So the bales will squat and not look so good in time, but the hay inside should be fine if the hay wasn't too wet when baled and the proper amount of acid was applied. Right?

Ralph, It was first cutting alfalfa with brome and tall fescue. Maybe 80% - 90% alfalfa. Have the high volume nozzles in. I'll check temps and find out what's going on. Thanks!


----------



## rjmoses (Apr 4, 2010)

barnrope said:


> So the bales will squat and not look so good in time, but the hay inside should be fine if the hay wasn't too wet when baled and the proper amount of acid was applied. Right?


Right!

Ralph


----------



## JD3430 (Jan 1, 2012)

mlappin said:


> I understand your reasoning here, but no offense it's backwards.
> 
> If you don't apply enough then the hay is going to heat and get dusty or moldy. So now not only did you just lose that bale of hay, you've also lost the amount of acid you applied to it. Long and short of it, under apply the product and get dusty hay, then you might as well of dumped the acid on the ground instead of applying it.
> 
> I always erred on the high side when applying. If by applying the proper amount makes it unaffordable then why apply at all?

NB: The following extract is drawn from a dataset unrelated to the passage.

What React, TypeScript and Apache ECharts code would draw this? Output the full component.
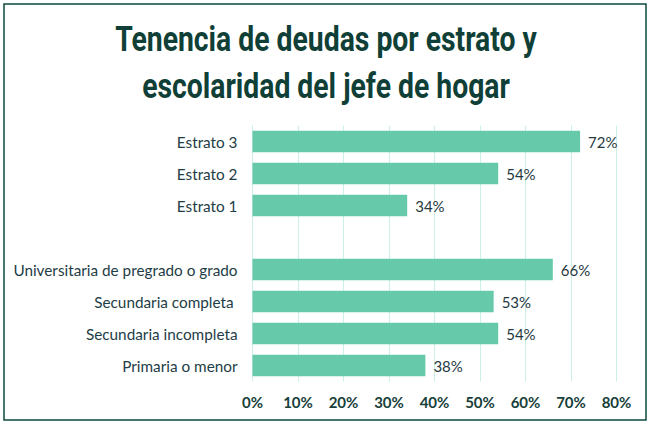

I think you're missing my point. 
Lets say at 16%, crop saver recommends 2% for dew moisture and 4% for stem moisture (which is by the way, what they recommend).
In my particular situation, I knew I might have a little stem moisture and possibly some residual dew moisture from the morning, but certainly not ALL stem moisture. 
So if I set it at 3% as a compromise, what is backwards about that?
Also, if I pulled 5 week old bales open and no dust, wouldn't that seem to back me up?


----------



## mlappin (Jun 25, 2009)

JD3430 said:


> I think you're missing my point.
> Lets say at 16%, crop saver recommends 2% for dew moisture and 4% for stem moisture (which is by the way, what they recommend).
> In my particular situation, I knew I might have a little stem moisture and possibly some residual dew moisture from the morning, but certainly not ALL stem moisture.
> So if I set it at 3% as a compromise, what is backwards about that?
> Also, if I pulled 5 week old bales open and no dust, wouldn't that seem to back me up?


This time it might, it won't every time.

I never pissed around with dew moistures settings, set it up at 4,8 and 16 and left it. Now using 2,3 and 5 with Hayguard.


----------



## weatherman (Dec 5, 2008)

First time using crop saver. Plan on applying 4 lbs. per ton, making 50-55 lb. bale. What can I expect the bale to weigh after it dries out? 10, 20 percent less?


----------



## endrow (Dec 15, 2011)

for us anything above 19% we switch to big baler . Proper treatment of hay will help it to retain weight by avoiding heating. For us small bales at 18% get 6# Prop acid. They are 54to 56 pounds out of the baler they lose 2 to 4 pounds till winter and still stack nice.


----------



## JD3430 (Jan 1, 2012)

mlappin said:


> This time it might, it won't every time.
> 
> I never pissed around with dew moistures settings, set it up at 4,8 and 16 and left it. Now using 2,3 and 5 with Hayguard.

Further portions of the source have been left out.